==== SUPPLIED ENTRIES

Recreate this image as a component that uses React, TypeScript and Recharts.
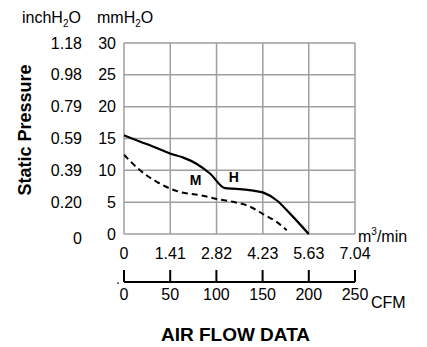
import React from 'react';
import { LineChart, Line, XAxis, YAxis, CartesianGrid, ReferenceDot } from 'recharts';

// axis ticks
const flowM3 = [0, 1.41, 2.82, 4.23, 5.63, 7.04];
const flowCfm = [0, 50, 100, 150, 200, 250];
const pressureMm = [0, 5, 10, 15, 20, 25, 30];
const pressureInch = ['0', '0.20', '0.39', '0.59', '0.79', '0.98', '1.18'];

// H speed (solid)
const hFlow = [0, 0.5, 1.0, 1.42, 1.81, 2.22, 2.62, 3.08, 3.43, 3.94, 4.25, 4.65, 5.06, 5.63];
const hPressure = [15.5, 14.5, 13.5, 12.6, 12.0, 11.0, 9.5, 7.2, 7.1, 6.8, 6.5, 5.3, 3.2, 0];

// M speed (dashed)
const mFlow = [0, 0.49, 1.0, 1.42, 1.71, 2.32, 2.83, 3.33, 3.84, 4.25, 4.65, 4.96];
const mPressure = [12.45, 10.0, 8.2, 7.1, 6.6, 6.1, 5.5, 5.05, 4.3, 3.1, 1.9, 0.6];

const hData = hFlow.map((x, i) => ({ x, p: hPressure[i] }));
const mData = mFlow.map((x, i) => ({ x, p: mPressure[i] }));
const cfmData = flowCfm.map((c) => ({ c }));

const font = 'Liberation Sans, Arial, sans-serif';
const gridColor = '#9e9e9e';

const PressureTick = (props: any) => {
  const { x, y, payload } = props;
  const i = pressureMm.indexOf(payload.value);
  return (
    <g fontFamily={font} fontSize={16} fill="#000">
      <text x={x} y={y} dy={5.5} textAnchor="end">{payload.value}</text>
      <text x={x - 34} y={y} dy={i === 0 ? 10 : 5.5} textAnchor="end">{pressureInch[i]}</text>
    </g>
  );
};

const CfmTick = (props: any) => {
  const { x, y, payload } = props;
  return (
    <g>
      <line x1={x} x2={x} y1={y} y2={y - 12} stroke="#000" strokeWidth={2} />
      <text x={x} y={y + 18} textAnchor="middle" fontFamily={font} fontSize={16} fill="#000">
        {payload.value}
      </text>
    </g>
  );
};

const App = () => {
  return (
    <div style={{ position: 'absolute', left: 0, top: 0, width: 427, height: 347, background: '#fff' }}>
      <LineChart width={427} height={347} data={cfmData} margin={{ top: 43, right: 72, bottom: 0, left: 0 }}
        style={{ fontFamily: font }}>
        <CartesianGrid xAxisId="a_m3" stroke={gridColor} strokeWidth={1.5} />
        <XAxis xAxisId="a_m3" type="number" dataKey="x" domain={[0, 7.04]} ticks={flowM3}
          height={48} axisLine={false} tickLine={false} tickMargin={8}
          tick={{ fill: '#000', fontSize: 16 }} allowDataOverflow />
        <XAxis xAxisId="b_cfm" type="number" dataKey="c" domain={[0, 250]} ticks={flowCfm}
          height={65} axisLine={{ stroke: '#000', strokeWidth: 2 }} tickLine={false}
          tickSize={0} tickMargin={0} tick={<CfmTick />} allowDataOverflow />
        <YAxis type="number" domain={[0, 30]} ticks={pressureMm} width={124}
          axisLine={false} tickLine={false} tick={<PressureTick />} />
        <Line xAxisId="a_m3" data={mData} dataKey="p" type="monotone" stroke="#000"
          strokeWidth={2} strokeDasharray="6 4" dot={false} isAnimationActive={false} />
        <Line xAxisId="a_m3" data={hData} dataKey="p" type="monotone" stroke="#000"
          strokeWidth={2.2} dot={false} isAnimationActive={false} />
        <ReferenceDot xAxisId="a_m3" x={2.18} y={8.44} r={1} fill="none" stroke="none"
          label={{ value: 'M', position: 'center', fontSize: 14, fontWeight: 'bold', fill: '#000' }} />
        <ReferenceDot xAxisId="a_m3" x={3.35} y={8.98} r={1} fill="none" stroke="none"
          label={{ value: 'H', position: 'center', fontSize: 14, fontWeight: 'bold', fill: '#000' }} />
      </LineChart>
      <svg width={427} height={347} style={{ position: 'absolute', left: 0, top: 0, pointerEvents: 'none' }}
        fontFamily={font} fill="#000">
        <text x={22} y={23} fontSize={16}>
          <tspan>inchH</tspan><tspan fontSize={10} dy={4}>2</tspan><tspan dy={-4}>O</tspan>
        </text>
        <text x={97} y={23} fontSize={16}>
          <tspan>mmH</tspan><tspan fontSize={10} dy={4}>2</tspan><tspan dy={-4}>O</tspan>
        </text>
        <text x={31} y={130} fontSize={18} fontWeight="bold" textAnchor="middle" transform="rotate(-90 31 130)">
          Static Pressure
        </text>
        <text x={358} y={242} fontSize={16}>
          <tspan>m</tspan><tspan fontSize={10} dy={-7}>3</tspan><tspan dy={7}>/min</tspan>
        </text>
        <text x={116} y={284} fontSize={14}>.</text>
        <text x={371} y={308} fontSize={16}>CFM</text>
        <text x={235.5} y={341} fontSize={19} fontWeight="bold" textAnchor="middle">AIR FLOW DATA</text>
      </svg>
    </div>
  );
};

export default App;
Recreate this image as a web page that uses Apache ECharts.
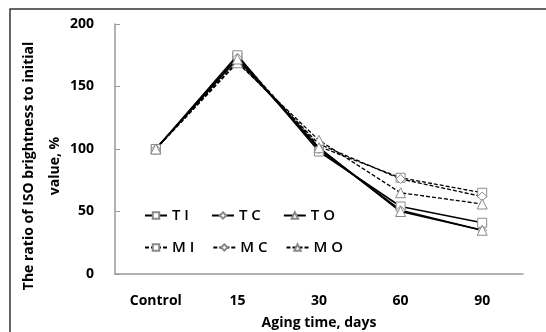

========

## JOB
Up to and including the line containing "YAxis, CartesianGrid, ReferenceDot", quote each line of the entries above from the very first, please, exactly and without images.

## RESULT FOR THIS EXERCISE
Recreate this image as a component that uses React, TypeScript and Recharts.
import React from 'react';
import { LineChart, Line, XAxis, YAxis, CartesianGrid, ReferenceDot } from 'recharts';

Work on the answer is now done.